◆ **Source data**:
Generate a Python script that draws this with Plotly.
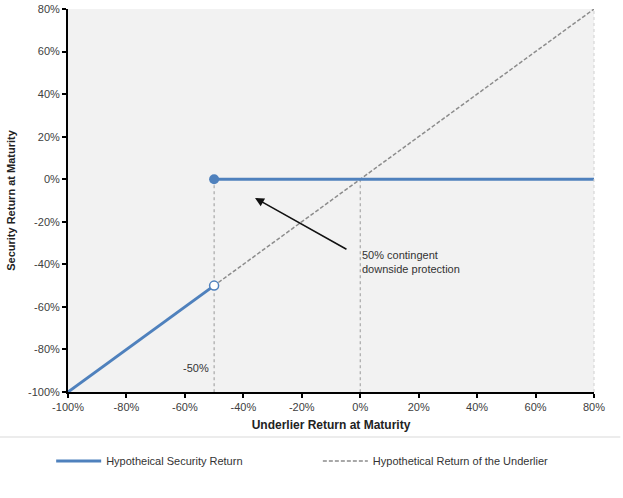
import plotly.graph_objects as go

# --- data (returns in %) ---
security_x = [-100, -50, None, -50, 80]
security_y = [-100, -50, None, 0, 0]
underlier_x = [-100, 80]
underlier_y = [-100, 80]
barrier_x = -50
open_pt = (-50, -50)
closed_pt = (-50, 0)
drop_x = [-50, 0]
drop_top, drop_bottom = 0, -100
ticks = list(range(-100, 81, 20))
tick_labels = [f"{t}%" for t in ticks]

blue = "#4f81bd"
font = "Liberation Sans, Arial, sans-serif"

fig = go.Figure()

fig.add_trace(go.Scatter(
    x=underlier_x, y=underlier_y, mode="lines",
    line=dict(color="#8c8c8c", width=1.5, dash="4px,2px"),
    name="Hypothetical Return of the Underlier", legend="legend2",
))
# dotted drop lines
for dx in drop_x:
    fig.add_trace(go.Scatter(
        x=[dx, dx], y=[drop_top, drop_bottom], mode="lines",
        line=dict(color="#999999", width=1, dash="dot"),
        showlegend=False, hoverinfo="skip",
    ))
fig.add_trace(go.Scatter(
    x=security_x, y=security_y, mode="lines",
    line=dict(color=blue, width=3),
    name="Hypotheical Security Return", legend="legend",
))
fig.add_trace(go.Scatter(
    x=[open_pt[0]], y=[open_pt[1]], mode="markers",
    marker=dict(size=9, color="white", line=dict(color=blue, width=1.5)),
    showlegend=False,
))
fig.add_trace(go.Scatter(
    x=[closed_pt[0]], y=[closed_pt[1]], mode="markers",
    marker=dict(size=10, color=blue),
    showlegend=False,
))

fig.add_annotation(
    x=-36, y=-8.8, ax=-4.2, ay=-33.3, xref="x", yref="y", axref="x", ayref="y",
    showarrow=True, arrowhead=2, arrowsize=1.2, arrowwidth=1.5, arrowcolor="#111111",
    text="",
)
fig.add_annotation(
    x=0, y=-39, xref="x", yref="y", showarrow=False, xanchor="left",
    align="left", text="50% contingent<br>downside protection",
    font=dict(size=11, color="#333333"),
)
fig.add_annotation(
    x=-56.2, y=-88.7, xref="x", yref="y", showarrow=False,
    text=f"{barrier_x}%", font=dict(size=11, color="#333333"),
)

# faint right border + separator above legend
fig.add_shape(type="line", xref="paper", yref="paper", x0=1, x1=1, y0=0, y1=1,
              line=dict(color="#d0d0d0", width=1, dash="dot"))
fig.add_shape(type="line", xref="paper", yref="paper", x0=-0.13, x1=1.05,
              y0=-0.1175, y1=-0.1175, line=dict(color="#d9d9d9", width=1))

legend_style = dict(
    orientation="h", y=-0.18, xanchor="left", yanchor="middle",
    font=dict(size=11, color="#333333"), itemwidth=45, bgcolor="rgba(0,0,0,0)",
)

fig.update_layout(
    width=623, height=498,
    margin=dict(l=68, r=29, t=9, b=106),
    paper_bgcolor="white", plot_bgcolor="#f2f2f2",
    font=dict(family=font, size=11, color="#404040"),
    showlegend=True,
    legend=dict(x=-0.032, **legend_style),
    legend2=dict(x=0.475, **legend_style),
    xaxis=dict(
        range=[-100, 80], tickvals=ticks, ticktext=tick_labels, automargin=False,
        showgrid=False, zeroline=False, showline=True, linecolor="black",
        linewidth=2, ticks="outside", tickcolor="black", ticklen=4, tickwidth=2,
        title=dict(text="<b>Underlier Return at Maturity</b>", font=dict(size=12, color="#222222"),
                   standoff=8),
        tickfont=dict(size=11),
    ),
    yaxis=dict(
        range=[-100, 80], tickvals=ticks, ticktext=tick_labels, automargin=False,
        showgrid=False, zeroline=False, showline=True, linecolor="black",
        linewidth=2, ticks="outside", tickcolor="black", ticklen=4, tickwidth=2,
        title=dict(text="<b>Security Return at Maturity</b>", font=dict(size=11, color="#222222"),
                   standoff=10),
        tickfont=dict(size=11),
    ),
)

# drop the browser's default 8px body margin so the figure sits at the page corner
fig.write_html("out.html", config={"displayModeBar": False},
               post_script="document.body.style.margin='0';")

◆ **Given exercise**:
Go from the first line of the data above to the line containing "fig = go.Figure()" and retype exactly those lines, both included, but none of the pictures.

◆ **Complete answer**:
Generate a Python script that draws this with Plotly.
import plotly.graph_objects as go

# --- data (returns in %) ---
security_x = [-100, -50, None, -50, 80]
security_y = [-100, -50, None, 0, 0]
underlier_x = [-100, 80]
underlier_y = [-100, 80]
barrier_x = -50
open_pt = (-50, -50)
closed_pt = (-50, 0)
drop_x = [-50, 0]
drop_top, drop_bottom = 0, -100
ticks = list(range(-100, 81, 20))
tick_labels = [f"{t}%" for t in ticks]

blue = "#4f81bd"
font = "Liberation Sans, Arial, sans-serif"

fig = go.Figure()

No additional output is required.